[Figure scripts]
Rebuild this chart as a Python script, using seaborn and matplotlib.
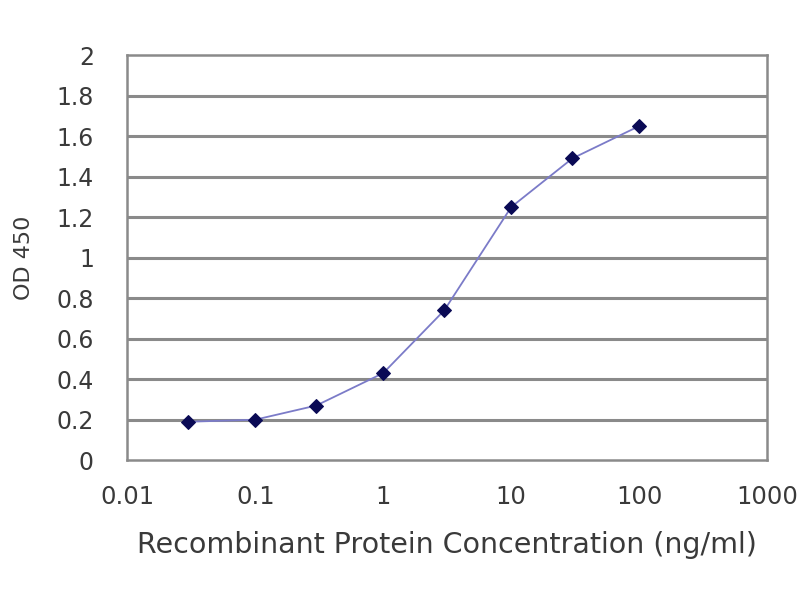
import pandas as pd
import seaborn as sns
import matplotlib.pyplot as plt

# concentrations (ng/ml) and OD 450 readings
conc = [0.03, 0.1, 0.3, 1, 3, 10, 30, 100]
od450 = [0.19, 0.2, 0.27, 0.43, 0.74, 1.25, 1.49, 1.65]
x_ticks = [0.01, 0.1, 1, 10, 100, 1000]
x_labels = ['0.01', '0.1', '1', '10', '100', '1000']
y_ticks = [0, 0.2, 0.4, 0.6, 0.8, 1, 1.2, 1.4, 1.6, 1.8, 2]
y_labels = ['0', '0.2', '0.4', '0.6', '0.8', '1', '1.2', '1.4', '1.6', '1.8', '2']

df = pd.DataFrame({'conc': conc, 'od': od450})

sns.set_style('white')
plt.rcParams['font.family'] = ['DejaVu Sans']

fig = plt.figure(figsize=(8, 6), dpi=100)
ax = fig.add_axes([0.159, 0.233, 0.8, 0.675])

# horizontal grid lines
for y in y_ticks[1:-1]:
    ax.axhline(y, color='#8a8a8a', lw=2.2, zorder=0)

sns.lineplot(data=df, x='conc', y='od', ax=ax, color='#7b7bc8', lw=1.3,
             marker='D', markersize=7, markerfacecolor='#0a0a55',
             markeredgecolor='#0a0a55', zorder=3)

ax.set_xscale('log')
ax.set_xlim(0.01, 1000)
ax.set_ylim(0, 2)
ax.set_xticks(x_ticks)
ax.set_xticklabels(x_labels)
ax.set_yticks(y_ticks)
ax.set_yticklabels(y_labels)
ax.minorticks_off()
txt = '#3a3a3a'
ax.tick_params(axis='y', labelsize=17, colors=txt, length=0, pad=24)
ax.tick_params(axis='x', labelsize=17.5, colors=txt, length=4, direction='out',
               color='#8a8a8a', pad=14)

for s in ax.spines.values():
    s.set_color('#8a8a8a')
    s.set_linewidth(1.8)

ax.set_xlabel('Recombinant Protein Concentration (ng/ml)', fontsize=20.5,
              color=txt, labelpad=16)
ax.set_ylabel('OD 450', fontsize=16, color=txt, labelpad=16)

fig.savefig('out.png', dpi=100)
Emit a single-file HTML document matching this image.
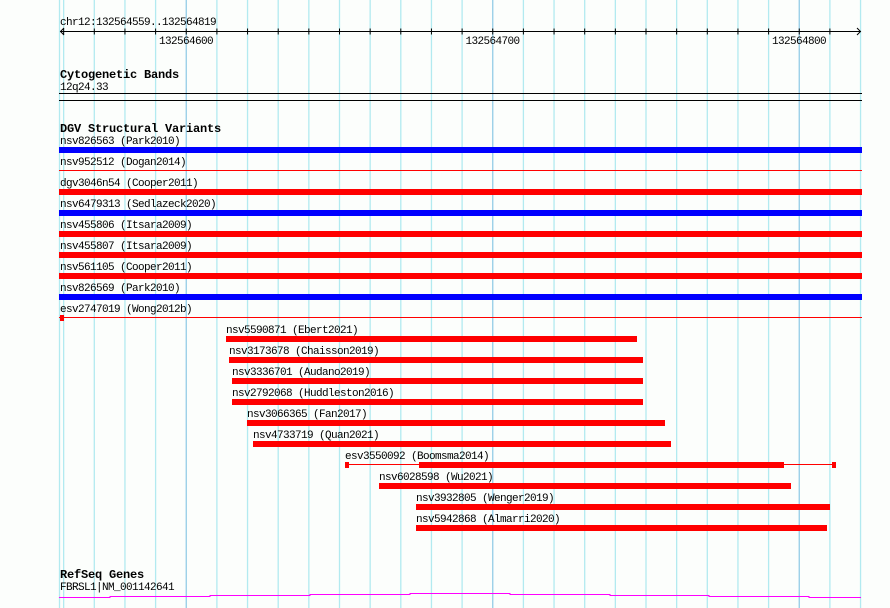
<!DOCTYPE html>
<html><head><meta charset="utf-8"><style>
html,body{margin:0;padding:0;background:#fcfefc;}
svg{display:block;}
text{font-family:"Liberation Mono",monospace;font-size:11px;letter-spacing:-0.6px;fill:#000;}
.b{font-weight:bold;font-size:12px;letter-spacing:-0.2px;}
</style></head><body>
<svg width="890" height="608" xmlns="http://www.w3.org/2000/svg">
<rect width="890" height="608" fill="#fcfefc"/>
<path stroke="#b2eaf0" stroke-width="1.3" fill="none" d="M59.5 0V608M63.65 0V608M94.3 0V608M124.95 0V608M155.6 0V608M216.9 0V608M247.55 0V608M278.2 0V608M308.85 0V608M339.5 0V608M370.15 0V608M400.8 0V608M431.45 0V608M462.1 0V608M523.4 0V608M554.05 0V608M584.7 0V608M615.35 0V608M646 0V608M676.65 0V608M707.3 0V608M737.95 0V608M768.6 0V608M829.9 0V608M860.55 0V608"/>
<path stroke="#94cce6" stroke-width="1.3" fill="none" d="M186.25 0V608M492.75 0V608M799.25 0V608"/>
<path stroke="#000" stroke-width="1" fill="none" d="M63.65 28.5V34.5M94.3 28.5V34.5M124.95 28.5V34.5M155.6 28.5V34.5M186.25 28.5V34.5M216.9 28.5V34.5M247.55 28.5V34.5M278.2 28.5V34.5M308.85 28.5V34.5M339.5 28.5V34.5M370.15 28.5V34.5M400.8 28.5V34.5M431.45 28.5V34.5M462.1 28.5V34.5M492.75 28.5V34.5M523.4 28.5V34.5M554.05 28.5V34.5M584.7 28.5V34.5M615.35 28.5V34.5M646 28.5V34.5M676.65 28.5V34.5M707.3 28.5V34.5M737.95 28.5V34.5M768.6 28.5V34.5M799.25 28.5V34.5M829.9 28.5V34.5"/>
<text x="60" y="25">chr12:132564559..132564819</text>
<line x1="60" y1="31.5" x2="861" y2="31.5" stroke="#000"/>
<polyline points="64,28 60.5,31.5 64,35" fill="none" stroke="#000"/>
<polyline points="857,28 860.5,31.5 857,35" fill="none" stroke="#000"/>
<text x="186" y="44" text-anchor="middle">132564600</text>
<text x="492.5" y="44" text-anchor="middle">132564700</text>
<text x="799" y="44" text-anchor="middle">132564800</text>

<text class="b" x="60" y="78">Cytogenetic Bands</text>
<text x="60" y="90">12q24.33</text>
<line x1="59" y1="93.5" x2="862" y2="93.5" stroke="#000"/>
<line x1="59" y1="100.5" x2="862" y2="100.5" stroke="#000"/>

<text class="b" x="60" y="132">DGV Structural Variants</text>
<g>
<text x="60" y="144">nsv826563 (Park2010)</text><rect x="59" y="147" width="803" height="6" fill="#0000ff"/>
<text x="60" y="165">nsv952512 (Dogan2014)</text><rect x="59" y="170" width="803" height="1" fill="#ff0000"/>
<text x="60" y="186">dgv3046n54 (Cooper2011)</text><rect x="59" y="189" width="803" height="6" fill="#ff0000"/>
<text x="60" y="207">nsv6479313 (Sedlazeck2020)</text><rect x="59" y="210" width="803" height="6" fill="#0000ff"/>
<text x="60" y="228">nsv455806 (Itsara2009)</text><rect x="59" y="231" width="803" height="6" fill="#ff0000"/>
<text x="60" y="249">nsv455807 (Itsara2009)</text><rect x="59" y="252" width="803" height="6" fill="#ff0000"/>
<text x="60" y="270">nsv561105 (Cooper2011)</text><rect x="59" y="273" width="803" height="6" fill="#ff0000"/>
<text x="60" y="291">nsv826569 (Park2010)</text><rect x="59" y="294" width="803" height="6" fill="#0000ff"/>
<text x="60" y="312">esv2747019 (Wong2012b)</text><rect x="59" y="317" width="803" height="1" fill="#ff0000"/><rect x="60" y="315" width="4" height="6" fill="#ff0000"/>

<text x="226" y="333">nsv5590871 (Ebert2021)</text><rect x="226" y="336" width="411" height="6" fill="#ff0000"/>
<text x="229" y="354">nsv3173678 (Chaisson2019)</text><rect x="229" y="357" width="414" height="6" fill="#ff0000"/>
<text x="232" y="375">nsv3336701 (Audano2019)</text><rect x="232" y="378" width="411" height="6" fill="#ff0000"/>
<text x="232" y="396">nsv2792068 (Huddleston2016)</text><rect x="232" y="399" width="411" height="6" fill="#ff0000"/>
<text x="247" y="417">nsv3066365 (Fan2017)</text><rect x="247" y="420" width="418" height="6" fill="#ff0000"/>
<text x="253" y="438">nsv4733719 (Quan2021)</text><rect x="253" y="441" width="418" height="6" fill="#ff0000"/>
<text x="345" y="459">esv3550092 (Boomsma2014)</text>
<rect x="345" y="462" width="4" height="6" fill="#ff0000"/><rect x="349" y="464" width="70" height="1" fill="#ff0000"/><rect x="419" y="462" width="365" height="6" fill="#ff0000"/><rect x="784" y="464" width="48" height="1" fill="#ff0000"/><rect x="832" y="462" width="4" height="6" fill="#ff0000"/>
<text x="379" y="480">nsv6028598 (Wu2021)</text><rect x="379" y="483" width="412" height="6" fill="#ff0000"/>
<text x="416" y="501">nsv3932805 (Wenger2019)</text><rect x="416" y="504" width="414" height="6" fill="#ff0000"/>
<text x="416" y="522">nsv5942868 (Almarri2020)</text><rect x="416" y="525" width="411" height="6" fill="#ff0000"/>
</g>

<text class="b" x="60" y="578">RefSeq Genes</text>
<text x="60" y="590">FBRSL1|NM_001142641</text>
<polyline points="59,597.5 110,597.5 110,596.5 210,596.5 210,595.5 310,595.5 310,594.5 410,594.5 410,593.5 510,593.5 510,594.5 610,594.5 610,595.5 709,595.5 709,596.5 809,596.5 809,597.5 861,597.5" fill="none" stroke="#ff00ff" stroke-width="1"/>
</svg>
</body></html>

_Problem to solve_
Copy nothing but the lines from the top of the data down to the line containing "import matplotlib.pyplot as plt", and leave the pictures out.

_Answer to the exercise_
Rebuild this chart as a Python script, using seaborn and matplotlib.
import pandas as pd
import seaborn as sns
import matplotlib.pyplot as plt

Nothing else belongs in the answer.